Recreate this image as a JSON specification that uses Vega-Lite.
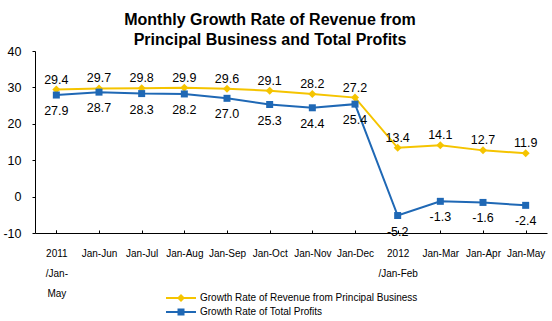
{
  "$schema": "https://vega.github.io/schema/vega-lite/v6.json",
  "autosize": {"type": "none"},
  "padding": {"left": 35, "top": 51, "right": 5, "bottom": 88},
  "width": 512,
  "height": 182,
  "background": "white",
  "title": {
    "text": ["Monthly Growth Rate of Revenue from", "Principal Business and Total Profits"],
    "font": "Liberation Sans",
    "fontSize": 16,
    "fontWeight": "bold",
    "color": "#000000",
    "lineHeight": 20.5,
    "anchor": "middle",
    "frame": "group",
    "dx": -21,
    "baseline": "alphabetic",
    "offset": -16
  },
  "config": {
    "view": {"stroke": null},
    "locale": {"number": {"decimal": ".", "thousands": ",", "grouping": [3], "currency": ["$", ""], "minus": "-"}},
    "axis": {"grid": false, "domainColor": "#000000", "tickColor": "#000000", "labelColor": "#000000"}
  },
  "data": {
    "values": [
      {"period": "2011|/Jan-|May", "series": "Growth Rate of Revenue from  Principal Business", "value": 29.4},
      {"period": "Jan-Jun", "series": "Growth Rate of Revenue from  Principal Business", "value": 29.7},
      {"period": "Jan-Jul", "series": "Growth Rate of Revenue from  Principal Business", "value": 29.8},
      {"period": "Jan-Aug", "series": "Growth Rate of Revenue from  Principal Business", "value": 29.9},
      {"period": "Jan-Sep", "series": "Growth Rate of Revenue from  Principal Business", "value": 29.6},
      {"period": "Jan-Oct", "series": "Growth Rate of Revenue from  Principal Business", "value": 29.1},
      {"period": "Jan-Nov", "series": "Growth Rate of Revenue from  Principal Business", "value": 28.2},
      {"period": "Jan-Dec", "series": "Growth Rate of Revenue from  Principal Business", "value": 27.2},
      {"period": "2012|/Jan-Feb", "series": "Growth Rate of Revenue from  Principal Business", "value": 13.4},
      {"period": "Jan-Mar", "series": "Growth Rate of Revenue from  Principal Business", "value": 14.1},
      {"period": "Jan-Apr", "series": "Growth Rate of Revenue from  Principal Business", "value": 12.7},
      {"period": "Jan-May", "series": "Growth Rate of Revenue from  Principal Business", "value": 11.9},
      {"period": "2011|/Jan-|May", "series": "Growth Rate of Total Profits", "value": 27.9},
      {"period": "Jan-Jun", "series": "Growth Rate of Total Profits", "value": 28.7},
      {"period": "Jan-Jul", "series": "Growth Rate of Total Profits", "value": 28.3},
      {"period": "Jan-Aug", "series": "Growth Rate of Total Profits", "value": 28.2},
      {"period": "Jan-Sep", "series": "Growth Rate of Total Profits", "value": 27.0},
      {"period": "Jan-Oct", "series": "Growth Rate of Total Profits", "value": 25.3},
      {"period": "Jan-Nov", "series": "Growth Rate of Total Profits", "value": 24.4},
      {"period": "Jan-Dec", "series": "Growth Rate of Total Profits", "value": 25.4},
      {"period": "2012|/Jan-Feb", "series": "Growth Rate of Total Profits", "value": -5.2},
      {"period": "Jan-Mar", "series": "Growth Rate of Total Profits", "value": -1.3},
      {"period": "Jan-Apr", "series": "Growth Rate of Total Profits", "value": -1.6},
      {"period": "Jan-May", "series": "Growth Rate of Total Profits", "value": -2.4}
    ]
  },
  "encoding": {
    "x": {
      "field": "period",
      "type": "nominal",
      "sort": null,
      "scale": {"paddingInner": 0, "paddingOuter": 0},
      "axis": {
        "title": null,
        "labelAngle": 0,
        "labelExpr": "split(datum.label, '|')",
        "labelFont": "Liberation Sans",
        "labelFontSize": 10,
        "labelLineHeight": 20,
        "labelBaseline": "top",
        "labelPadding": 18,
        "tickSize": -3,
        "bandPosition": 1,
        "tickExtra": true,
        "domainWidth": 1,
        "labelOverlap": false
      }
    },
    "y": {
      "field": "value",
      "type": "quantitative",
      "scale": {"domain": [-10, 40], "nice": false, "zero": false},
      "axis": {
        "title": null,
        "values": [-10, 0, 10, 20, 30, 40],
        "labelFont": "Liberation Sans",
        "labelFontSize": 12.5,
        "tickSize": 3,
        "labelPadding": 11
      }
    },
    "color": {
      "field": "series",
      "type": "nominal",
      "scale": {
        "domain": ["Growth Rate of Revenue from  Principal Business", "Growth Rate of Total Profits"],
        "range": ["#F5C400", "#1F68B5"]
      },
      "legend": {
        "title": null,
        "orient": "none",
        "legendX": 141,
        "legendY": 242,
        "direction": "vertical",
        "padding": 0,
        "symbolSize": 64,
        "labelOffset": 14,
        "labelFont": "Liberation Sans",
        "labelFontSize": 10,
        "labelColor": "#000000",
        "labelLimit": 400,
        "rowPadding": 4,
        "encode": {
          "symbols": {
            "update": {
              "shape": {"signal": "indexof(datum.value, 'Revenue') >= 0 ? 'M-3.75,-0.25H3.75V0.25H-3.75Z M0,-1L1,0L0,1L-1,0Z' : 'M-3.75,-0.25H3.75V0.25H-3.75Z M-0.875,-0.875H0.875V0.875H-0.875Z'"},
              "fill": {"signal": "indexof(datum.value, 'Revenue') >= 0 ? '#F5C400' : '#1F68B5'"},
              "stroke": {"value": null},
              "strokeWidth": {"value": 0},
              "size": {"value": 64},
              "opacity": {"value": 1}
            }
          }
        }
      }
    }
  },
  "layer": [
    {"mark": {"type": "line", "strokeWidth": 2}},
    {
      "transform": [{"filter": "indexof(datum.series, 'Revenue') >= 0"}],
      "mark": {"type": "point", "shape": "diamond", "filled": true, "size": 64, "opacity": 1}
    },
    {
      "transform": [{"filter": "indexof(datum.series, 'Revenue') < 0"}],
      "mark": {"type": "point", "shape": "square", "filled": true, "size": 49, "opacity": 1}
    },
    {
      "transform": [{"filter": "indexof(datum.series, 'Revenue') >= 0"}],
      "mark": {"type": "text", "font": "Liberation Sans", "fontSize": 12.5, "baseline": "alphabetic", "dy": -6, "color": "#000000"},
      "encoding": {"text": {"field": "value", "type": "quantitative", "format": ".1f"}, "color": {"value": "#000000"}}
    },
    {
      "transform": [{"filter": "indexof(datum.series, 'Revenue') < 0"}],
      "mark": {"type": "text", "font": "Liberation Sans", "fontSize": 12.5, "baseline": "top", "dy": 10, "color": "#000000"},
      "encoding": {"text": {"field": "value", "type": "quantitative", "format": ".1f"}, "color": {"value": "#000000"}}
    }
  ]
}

--------------------

Repeat the material above word for word, please, apart from its images.

### SOLVED PROBLEM
Recreate this image as a JSON specification that uses Vega-Lite.
{
  "$schema": "https://vega.github.io/schema/vega-lite/v6.json",
  "autosize": {"type": "none"},
  "padding": {"left": 35, "top": 51, "right": 5, "bottom": 88},
  "width": 512,
  "height": 182,
  "background": "white",
  "title": {
    "text": ["Monthly Growth Rate of Revenue from", "Principal Business and Total Profits"],
    "font": "Liberation Sans",
    "fontSize": 16,
    "fontWeight": "bold",
    "color": "#000000",
    "lineHeight": 20.5,
    "anchor": "middle",
    "frame": "group",
    "dx": -21,
    "baseline": "alphabetic",
    "offset": -16
  },
  "config": {
    "view": {"stroke": null},
    "locale": {"number": {"decimal": ".", "thousands": ",", "grouping": [3], "currency": ["$", ""], "minus": "-"}},
    "axis": {"grid": false, "domainColor": "#000000", "tickColor": "#000000", "labelColor": "#000000"}
  },
  "data": {
    "values": [
      {"period": "2011|/Jan-|May", "series": "Growth Rate of Revenue from  Principal Business", "value": 29.4},
      {"period": "Jan-Jun", "series": "Growth Rate of Revenue from  Principal Business", "value": 29.7},
      {"period": "Jan-Jul", "series": "Growth Rate of Revenue from  Principal Business", "value": 29.8},
      {"period": "Jan-Aug", "series": "Growth Rate of Revenue from  Principal Business", "value": 29.9},
      {"period": "Jan-Sep", "series": "Growth Rate of Revenue from  Principal Business", "value": 29.6},
      {"period": "Jan-Oct", "series": "Growth Rate of Revenue from  Principal Business", "value": 29.1},
      {"period": "Jan-Nov", "series": "Growth Rate of Revenue from  Principal Business", "value": 28.2},
      {"period": "Jan-Dec", "series": "Growth Rate of Revenue from  Principal Business", "value": 27.2},
      {"period": "2012|/Jan-Feb", "series": "Growth Rate of Revenue from  Principal Business", "value": 13.4},
      {"period": "Jan-Mar", "series": "Growth Rate of Revenue from  Principal Business", "value": 14.1},
      {"period": "Jan-Apr", "series": "Growth Rate of Revenue from  Principal Business", "value": 12.7},
      {"period": "Jan-May", "series": "Growth Rate of Revenue from  Principal Business", "value": 11.9},
      {"period": "2011|/Jan-|May", "series": "Growth Rate of Total Profits", "value": 27.9},
      {"period": "Jan-Jun", "series": "Growth Rate of Total Profits", "value": 28.7},
      {"period": "Jan-Jul", "series": "Growth Rate of Total Profits", "value": 28.3},
      {"period": "Jan-Aug", "series": "Growth Rate of Total Profits", "value": 28.2},
      {"period": "Jan-Sep", "series": "Growth Rate of Total Profits", "value": 27.0},
      {"period": "Jan-Oct", "series": "Growth Rate of Total Profits", "value": 25.3},
      {"period": "Jan-Nov", "series": "Growth Rate of Total Profits", "value": 24.4},
      {"period": "Jan-Dec", "series": "Growth Rate of Total Profits", "value": 25.4},
      {"period": "2012|/Jan-Feb", "series": "Growth Rate of Total Profits", "value": -5.2},
      {"period": "Jan-Mar", "series": "Growth Rate of Total Profits", "value": -1.3},
      {"period": "Jan-Apr", "series": "Growth Rate of Total Profits", "value": -1.6},
      {"period": "Jan-May", "series": "Growth Rate of Total Profits", "value": -2.4}
    ]
  },
  "encoding": {
    "x": {
      "field": "period",
      "type": "nominal",
      "sort": null,
      "scale": {"paddingInner": 0, "paddingOuter": 0},
      "axis": {
        "title": null,
        "labelAngle": 0,
        "labelExpr": "split(datum.label, '|')",
        "labelFont": "Liberation Sans",
        "labelFontSize": 10,
        "labelLineHeight": 20,
        "labelBaseline": "top",
        "labelPadding": 18,
        "tickSize": -3,
        "bandPosition": 1,
        "tickExtra": true,
        "domainWidth": 1,
        "labelOverlap": false
      }
    },
    "y": {
      "field": "value",
      "type": "quantitative",
      "scale": {"domain": [-10, 40], "nice": false, "zero": false},
      "axis": {
        "title": null,
        "values": [-10, 0, 10, 20, 30, 40],
        "labelFont": "Liberation Sans",
        "labelFontSize": 12.5,
        "tickSize": 3,
        "labelPadding": 11
      }
    },
    "color": {
      "field": "series",
      "type": "nominal",
      "scale": {
        "domain": ["Growth Rate of Revenue from  Principal Business", "Growth Rate of Total Profits"],
        "range": ["#F5C400", "#1F68B5"]
      },
      "legend": {
        "title": null,
        "orient": "none",
        "legendX": 141,
        "legendY": 242,
        "direction": "vertical",
        "padding": 0,
        "symbolSize": 64,
        "labelOffset": 14,
        "labelFont": "Liberation Sans",
        "labelFontSize": 10,
        "labelColor": "#000000",
        "labelLimit": 400,
        "rowPadding": 4,
        "encode": {
          "symbols": {
            "update": {
              "shape": {"signal": "indexof(datum.value, 'Revenue') >= 0 ? 'M-3.75,-0.25H3.75V0.25H-3.75Z M0,-1L1,0L0,1L-1,0Z' : 'M-3.75,-0.25H3.75V0.25H-3.75Z M-0.875,-0.875H0.875V0.875H-0.875Z'"},
              "fill": {"signal": "indexof(datum.value, 'Revenue') >= 0 ? '#F5C400' : '#1F68B5'"},
              "stroke": {"value": null},
              "strokeWidth": {"value": 0},
              "size": {"value": 64},
              "opacity": {"value": 1}
            }
          }
        }
      }
    }
  },
  "layer": [
    {"mark": {"type": "line", "strokeWidth": 2}},
    {
      "transform": [{"filter": "indexof(datum.series, 'Revenue') >= 0"}],
      "mark": {"type": "point", "shape": "diamond", "filled": true, "size": 64, "opacity": 1}
    },
    {
      "transform": [{"filter": "indexof(datum.series, 'Revenue') < 0"}],
      "mark": {"type": "point", "shape": "square", "filled": true, "size": 49, "opacity": 1}
    },
    {
      "transform": [{"filter": "indexof(datum.series, 'Revenue') >= 0"}],
      "mark": {"type": "text", "font": "Liberation Sans", "fontSize": 12.5, "baseline": "alphabetic", "dy": -6, "color": "#000000"},
      "encoding": {"text": {"field": "value", "type": "quantitative", "format": ".1f"}, "color": {"value": "#000000"}}
    },
    {
      "transform": [{"filter": "indexof(datum.series, 'Revenue') < 0"}],
      "mark": {"type": "text", "font": "Liberation Sans", "fontSize": 12.5, "baseline": "top", "dy": 10, "color": "#000000"},
      "encoding": {"text": {"field": "value", "type": "quantitative", "format": ".1f"}, "color": {"value": "#000000"}}
    }
  ]
}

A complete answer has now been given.